Request:
Please transcribe the data that follows without the pictures, keeping every word the same.

Supplied material:
◆ ◆ ◆

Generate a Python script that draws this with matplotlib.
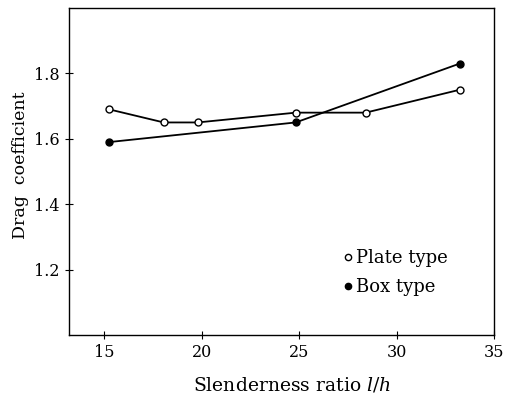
import matplotlib
matplotlib.use("Agg")
import matplotlib.pyplot as plt

plate_x = [15.26, 18.06, 19.8, 24.83, 28.42, 33.24]
plate_y = [1.69, 1.65, 1.65, 1.68, 1.68, 1.75]
box_x = [15.26, 24.83, 33.24]
box_y = [1.59, 1.65, 1.83]
xticks = [15, 20, 25, 30, 35]
yticks = [1.2, 1.4, 1.6, 1.8]

plt.rcParams['font.family'] = ['DejaVu Serif']
plt.rcParams['mathtext.fontset'] = 'dejavuserif'

fig = plt.figure(figsize=(5.07, 3.95), dpi=100)
ax = fig.add_axes([69/507, 1-335/395, (494-69)/507, (335-8)/395])

ax.plot(plate_x, plate_y, '-', color='black', lw=1.3, marker='o', ms=5,
        mfc='white', mec='black', mew=1.0, label='Plate type', zorder=3)
ax.plot(box_x, box_y, '-', color='black', lw=1.3, marker='o', ms=5,
        mfc='black', mec='black', label='Box type', zorder=3)

ax.set_xlim(13.2, 35)
ax.set_ylim(1.0, 2.0)
ax.set_xticks(xticks)
ax.set_yticks(yticks)
ax.set_yticklabels([f"{v:.1f}" for v in yticks])
ax.tick_params(direction='inout', length=6, width=0.8, labelsize=11.5)
for s in ax.spines.values():
    s.set_linewidth(1.0)

ax.set_xlabel('Slenderness ratio $l/h$', fontsize=13.5)
ax.xaxis.set_label_coords(0.525, -0.125)
ax.set_ylabel('Drag  coefficient', fontsize=12.5)
ax.yaxis.set_label_coords(-0.095, 0.52)

ax.legend(loc='center left', bbox_to_anchor=(0.635, 0.19), frameon=False,
          borderpad=0, handlelength=0, handletextpad=0.45, fontsize=13,
          labelspacing=0.6, markerscale=0.9)

fig.savefig('out.png', dpi=100)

◆ ◆ ◆

Expected output:
Generate a Python script that draws this with matplotlib.
import matplotlib
matplotlib.use("Agg")
import matplotlib.pyplot as plt

plate_x = [15.26, 18.06, 19.8, 24.83, 28.42, 33.24]
plate_y = [1.69, 1.65, 1.65, 1.68, 1.68, 1.75]
box_x = [15.26, 24.83, 33.24]
box_y = [1.59, 1.65, 1.83]
xticks = [15, 20, 25, 30, 35]
yticks = [1.2, 1.4, 1.6, 1.8]

plt.rcParams['font.family'] = ['DejaVu Serif']
plt.rcParams['mathtext.fontset'] = 'dejavuserif'

fig = plt.figure(figsize=(5.07, 3.95), dpi=100)
ax = fig.add_axes([69/507, 1-335/395, (494-69)/507, (335-8)/395])

ax.plot(plate_x, plate_y, '-', color='black', lw=1.3, marker='o', ms=5,
        mfc='white', mec='black', mew=1.0, label='Plate type', zorder=3)
ax.plot(box_x, box_y, '-', color='black', lw=1.3, marker='o', ms=5,
        mfc='black', mec='black', label='Box type', zorder=3)

ax.set_xlim(13.2, 35)
ax.set_ylim(1.0, 2.0)
ax.set_xticks(xticks)
ax.set_yticks(yticks)
ax.set_yticklabels([f"{v:.1f}" for v in yticks])
ax.tick_params(direction='inout', length=6, width=0.8, labelsize=11.5)
for s in ax.spines.values():
    s.set_linewidth(1.0)

ax.set_xlabel('Slenderness ratio $l/h$', fontsize=13.5)
ax.xaxis.set_label_coords(0.525, -0.125)
ax.set_ylabel('Drag  coefficient', fontsize=12.5)
ax.yaxis.set_label_coords(-0.095, 0.52)

ax.legend(loc='center left', bbox_to_anchor=(0.635, 0.19), frameon=False,
          borderpad=0, handlelength=0, handletextpad=0.45, fontsize=13,
          labelspacing=0.6, markerscale=0.9)

fig.savefig('out.png', dpi=100)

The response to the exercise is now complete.